Chotto kanashiikamo (ちょっと悲しいかも, it’s a little sad, maybe). But you’ll have to excuse me. It’s time to go running.

  • goseki

    走る一緒にいかなくちゃ!

  • blondein_tokyo

    Could this be any more sexist? Seriously, a woman who runs can’t get a boyfriend because she’s no longer weak, submissive, and in need of male protection? This just reinforces my determination to never try dating a Japanese man ever again, if they think the only value of a woman lies in how many Hermes bags she owns, how weak she is, and how little she seems to sweat.

    • Henry

      Are you really dumb enough to judge all Japanese men based on the story of one person? Seems you are the sexist one. This article says more about how she judges herself, rather than how men judge her.

      Sure a lot of Japanese men have ridiculous values. So do a lot of Japanese women. So do a lot of men and women all over the world.

      • blondein_tokyo

        How is it sexist to call out sexism? You might be able to say “You should give Japanese guys a chance; they aren’t all like that.” But calling me sexist for calling out sexism makes no sense.

      • Henry

        Listening to one person’s anecdotal account of how ‘men’ judge her is not grounds to call sexism. She is judging herself. Perhaps some men judge her that way too. However, to assume that *all* Japanese men are like that is sexist on your, and her, behalf.

        Quite simply – yes, there are a lot of dumb Japanese men who just value some unrealistically innocent childwoman. There are also a lot of Japanese men who have more sensible taste. Figure out for yourself which is which.

      • blondein_tokyo

        The Japan Times just carried a series of articles about how women are discriminated against in Japan, and several women’s groups were quoted saying that Japan has a long way to go for men and women to be considered equals in society. What more evidence do you require? It is a fact that sexism exists. It exists everywhere, in every country, all over the world. Logic then dictates that it must exist in Japan, too.
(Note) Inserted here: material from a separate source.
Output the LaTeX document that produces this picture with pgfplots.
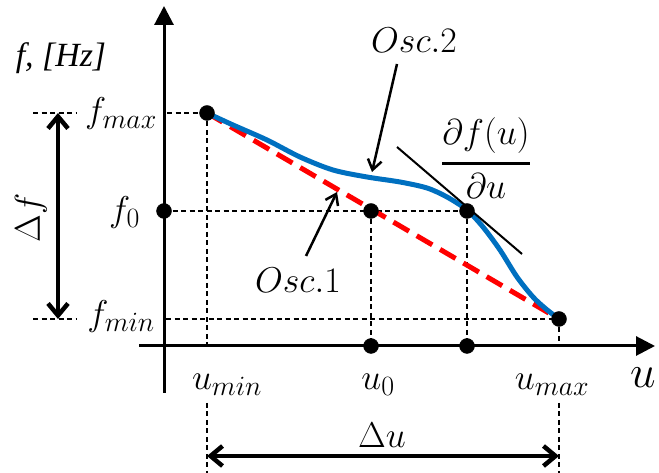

        It is not unreasonable, then, to say that it is very likely that this woman has experienced sexism in the form she claims to have. And it IS sexist to hold double standards for men and women, or to shame women for not being the preferred body type.

        And once again- it isn’t sexist to call out sexist behavior. As I said, you might be able to call me out on generalizing, but that’s about it. But I have to say this: I’ve lived in Japan for 22 years, and have been married to and dating Japanese men for the entire time. And from my rather vast experience, I don’t think it’s much of an exaggeration to say that many Japanese men prefer women who are petite over those who look strong. Body shaming is ubiquitous here. Ads in magazines and on trains and TV commentators often comment on what the “ideal” is for women, and criticize or shame anyone who doesn’t measure up. And that preferred body type? It is NOT “strong, able-bodied, muscled” but “weak, slim, small.”

        Japan is a country where fitting in is important at all costs. Someone who sticks out and is different has a hard time fitting in. This woman is saying, loudly and clearly, that her new, fit body type isn’t accepted by the majority of men. That claim isn’t unreasonable, difficult to confirm, or sexist.